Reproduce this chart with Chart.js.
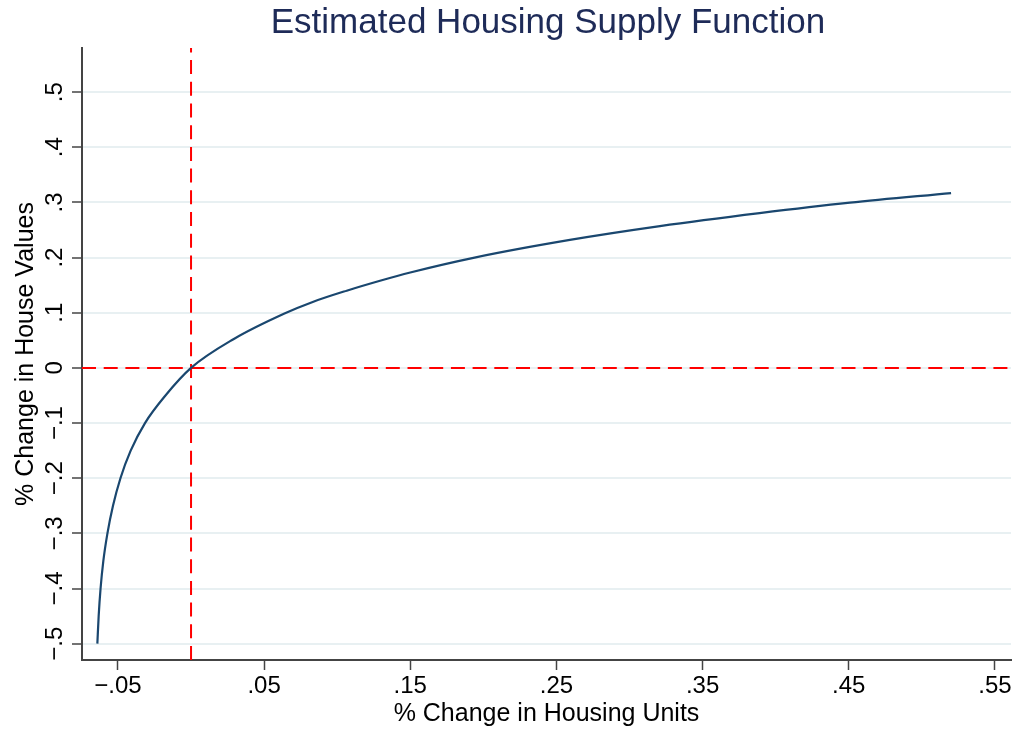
<!DOCTYPE html>
<html><head><meta charset="utf-8">
<script src="https://cdn.jsdelivr.net/npm/chart.js@4.4.1/dist/chart.umd.min.js"></script>
<style>html,body{margin:0;padding:0;background:#fff}#wrap{width:1018px;height:732px}</style>
</head><body><div id="wrap"><canvas id="c" width="1018" height="732"></canvas></div>
<script>
const TITLE = 'Estimated Housing Supply Function';
const X_TITLE = '% Change in Housing Units';
const Y_TITLE = '% Change in House Values';
const housingUnits = [-0.0641, -0.0632, -0.0619, -0.0600, -0.0572, -0.0534, -0.0483, -0.0413, -0.0315, -0.0175, 0, 0.029, 0.0643, 0.0837, 0.1065, 0.1293, 0.150, 0.194, 0.2592, 0.3208, 0.389, 0.4508, 0.520];
const houseValues  = [-0.500, -0.450, -0.400, -0.350, -0.300, -0.250, -0.200, -0.150, -0.100, -0.050, 0, 0.052, 0.099, 0.120, 0.140, 0.158, 0.173, 0.200, 0.232, 0.257, 0.2805, 0.2995, 0.317];
const xTicks = [-0.05, 0.05, 0.15, 0.25, 0.35, 0.45, 0.55];
const yTicks = [-0.5, -0.4, -0.3, -0.2, -0.1, 0, 0.1, 0.2, 0.3, 0.4, 0.5];
const refX = [0];
const refY = [0];

function fmt(v) {
  if (Math.abs(v) < 1e-9) return '0';
  const s = String(Math.round(Math.abs(v) * 100) / 100).replace(/^0\./, '.');
  return (v < 0 ? '\u2212' : '') + s;
}

const FONT = '"Liberation Sans", Arial, sans-serif';

const refLines = {
  id: 'refLines',
  beforeDatasetsDraw(chart) {
    const {ctx, chartArea: a, scales: {x, y}} = chart;
    ctx.save();
    ctx.strokeStyle = '#ff0000';
    ctx.lineWidth = 2;
    ctx.setLineDash([14, 7.7]);
    refX.forEach(v => {
      const px = x.getPixelForValue(v);
      ctx.beginPath(); ctx.moveTo(px, a.bottom); ctx.lineTo(px, a.top); ctx.stroke();
    });
    refY.forEach(v => {
      const py = y.getPixelForValue(v);
      ctx.beginPath(); ctx.moveTo(a.left, py); ctx.lineTo(a.right, py); ctx.stroke();
    });
    ctx.restore();
  }
};

const texts = {
  id: 'texts',
  afterDraw(chart) {
    const {ctx, chartArea: a, scales: {x, y}} = chart;
    ctx.save();
    ctx.textBaseline = 'alphabetic';
    ctx.fillStyle = '#1e2b58';
    ctx.font = '35px ' + FONT;
    ctx.textAlign = 'center';
    ctx.fillText(TITLE, 548, 33);
    ctx.fillStyle = '#000';
    ctx.font = '24px ' + FONT;
    xTicks.forEach(v => ctx.fillText(fmt(v), x.getPixelForValue(v), 693));
    ctx.font = '25px ' + FONT;
    ctx.fillText(X_TITLE, (a.left + a.right) / 2, 721);
    ctx.font = '24px ' + FONT;
    yTicks.forEach(v => {
      ctx.save();
      ctx.translate(62, y.getPixelForValue(v));
      ctx.rotate(-Math.PI / 2);
      ctx.fillText(fmt(v), 0, 0);
      ctx.restore();
    });
    ctx.font = '25px ' + FONT;
    ctx.save();
    ctx.translate(33, (a.top + a.bottom) / 2);
    ctx.rotate(-Math.PI / 2);
    ctx.fillText(Y_TITLE, 0, 0);
    ctx.restore();
    ctx.restore();
  }
};

new Chart(document.getElementById('c'), {
  type: 'scatter',
  data: {
    datasets: [{
      data: housingUnits.map((v, i) => ({x: v, y: houseValues[i]})),
      showLine: true,
      borderColor: '#1a476f',
      borderWidth: 2.2,
      pointRadius: 0,
      cubicInterpolationMode: 'monotone',
      fill: false
    }]
  },
  options: {
    responsive: false,
    animation: false,
    devicePixelRatio: 1,
    layout: {padding: {top: 48, right: 7, left: 0, bottom: 0}},
    plugins: {legend: {display: false}, tooltip: {enabled: false}, title: {display: false}},
    scales: {
      x: {
        type: 'linear', min: -0.0746, max: 0.561,
        afterBuildTicks: s => { s.ticks = xTicks.map(v => ({value: v})); },
        afterFit: s => { s.height = 72; },
        ticks: {display: false},
        grid: {drawOnChartArea: false, drawTicks: true, tickLength: 10, tickColor: '#444', tickWidth: 1.5},
        border: {display: true, color: '#444', width: 2}
      },
      y: {
        type: 'linear', min: -0.5296, max: 0.580,
        afterBuildTicks: s => { s.ticks = yTicks.map(v => ({value: v})); },
        afterFit: s => { s.width = 82; },
        ticks: {display: false},
        grid: {color: '#e8f0f2', lineWidth: 2, drawTicks: true, tickLength: 10, tickColor: '#444', tickWidth: 1.5},
        border: {display: true, color: '#444', width: 2}
      }
    }
  },
  plugins: [refLines, texts]
});
</script>
</body></html>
________
**The task**. Reproduce the material word for word. Any pictures should be left out of the copy.

**Final result**.
Reproduce this chart with Chart.js.
<!DOCTYPE html>
<html><head><meta charset="utf-8">
<script src="https://cdn.jsdelivr.net/npm/chart.js@4.4.1/dist/chart.umd.min.js"></script>
<style>html,body{margin:0;padding:0;background:#fff}#wrap{width:1018px;height:732px}</style>
</head><body><div id="wrap"><canvas id="c" width="1018" height="732"></canvas></div>
<script>
const TITLE = 'Estimated Housing Supply Function';
const X_TITLE = '% Change in Housing Units';
const Y_TITLE = '% Change in House Values';
const housingUnits = [-0.0641, -0.0632, -0.0619, -0.0600, -0.0572, -0.0534, -0.0483, -0.0413, -0.0315, -0.0175, 0, 0.029, 0.0643, 0.0837, 0.1065, 0.1293, 0.150, 0.194, 0.2592, 0.3208, 0.389, 0.4508, 0.520];
const houseValues  = [-0.500, -0.450, -0.400, -0.350, -0.300, -0.250, -0.200, -0.150, -0.100, -0.050, 0, 0.052, 0.099, 0.120, 0.140, 0.158, 0.173, 0.200, 0.232, 0.257, 0.2805, 0.2995, 0.317];
const xTicks = [-0.05, 0.05, 0.15, 0.25, 0.35, 0.45, 0.55];
const yTicks = [-0.5, -0.4, -0.3, -0.2, -0.1, 0, 0.1, 0.2, 0.3, 0.4, 0.5];
const refX = [0];
const refY = [0];

function fmt(v) {
  if (Math.abs(v) < 1e-9) return '0';
  const s = String(Math.round(Math.abs(v) * 100) / 100).replace(/^0\./, '.');
  return (v < 0 ? '\u2212' : '') + s;
}

const FONT = '"Liberation Sans", Arial, sans-serif';

const refLines = {
  id: 'refLines',
  beforeDatasetsDraw(chart) {
    const {ctx, chartArea: a, scales: {x, y}} = chart;
    ctx.save();
    ctx.strokeStyle = '#ff0000';
    ctx.lineWidth = 2;
    ctx.setLineDash([14, 7.7]);
    refX.forEach(v => {
      const px = x.getPixelForValue(v);
      ctx.beginPath(); ctx.moveTo(px, a.bottom); ctx.lineTo(px, a.top); ctx.stroke();
    });
    refY.forEach(v => {
      const py = y.getPixelForValue(v);
      ctx.beginPath(); ctx.moveTo(a.left, py); ctx.lineTo(a.right, py); ctx.stroke();
    });
    ctx.restore();
  }
};

const texts = {
  id: 'texts',
  afterDraw(chart) {
    const {ctx, chartArea: a, scales: {x, y}} = chart;
    ctx.save();
    ctx.textBaseline = 'alphabetic';
    ctx.fillStyle = '#1e2b58';
    ctx.font = '35px ' + FONT;
    ctx.textAlign = 'center';
    ctx.fillText(TITLE, 548, 33);
    ctx.fillStyle = '#000';
    ctx.font = '24px ' + FONT;
    xTicks.forEach(v => ctx.fillText(fmt(v), x.getPixelForValue(v), 693));
    ctx.font = '25px ' + FONT;
    ctx.fillText(X_TITLE, (a.left + a.right) / 2, 721);
    ctx.font = '24px ' + FONT;
    yTicks.forEach(v => {
      ctx.save();
      ctx.translate(62, y.getPixelForValue(v));
      ctx.rotate(-Math.PI / 2);
      ctx.fillText(fmt(v), 0, 0);
      ctx.restore();
    });
    ctx.font = '25px ' + FONT;
    ctx.save();
    ctx.translate(33, (a.top + a.bottom) / 2);
    ctx.rotate(-Math.PI / 2);
    ctx.fillText(Y_TITLE, 0, 0);
    ctx.restore();
    ctx.restore();
  }
};

new Chart(document.getElementById('c'), {
  type: 'scatter',
  data: {
    datasets: [{
      data: housingUnits.map((v, i) => ({x: v, y: houseValues[i]})),
      showLine: true,
      borderColor: '#1a476f',
      borderWidth: 2.2,
      pointRadius: 0,
      cubicInterpolationMode: 'monotone',
      fill: false
    }]
  },
  options: {
    responsive: false,
    animation: false,
    devicePixelRatio: 1,
    layout: {padding: {top: 48, right: 7, left: 0, bottom: 0}},
    plugins: {legend: {display: false}, tooltip: {enabled: false}, title: {display: false}},
    scales: {
      x: {
        type: 'linear', min: -0.0746, max: 0.561,
        afterBuildTicks: s => { s.ticks = xTicks.map(v => ({value: v})); },
        afterFit: s => { s.height = 72; },
        ticks: {display: false},
        grid: {drawOnChartArea: false, drawTicks: true, tickLength: 10, tickColor: '#444', tickWidth: 1.5},
        border: {display: true, color: '#444', width: 2}
      },
      y: {
        type: 'linear', min: -0.5296, max: 0.580,
        afterBuildTicks: s => { s.ticks = yTicks.map(v => ({value: v})); },
        afterFit: s => { s.width = 82; },
        ticks: {display: false},
        grid: {color: '#e8f0f2', lineWidth: 2, drawTicks: true, tickLength: 10, tickColor: '#444', tickWidth: 1.5},
        border: {display: true, color: '#444', width: 2}
      }
    }
  },
  plugins: [refLines, texts]
});
</script>
</body></html>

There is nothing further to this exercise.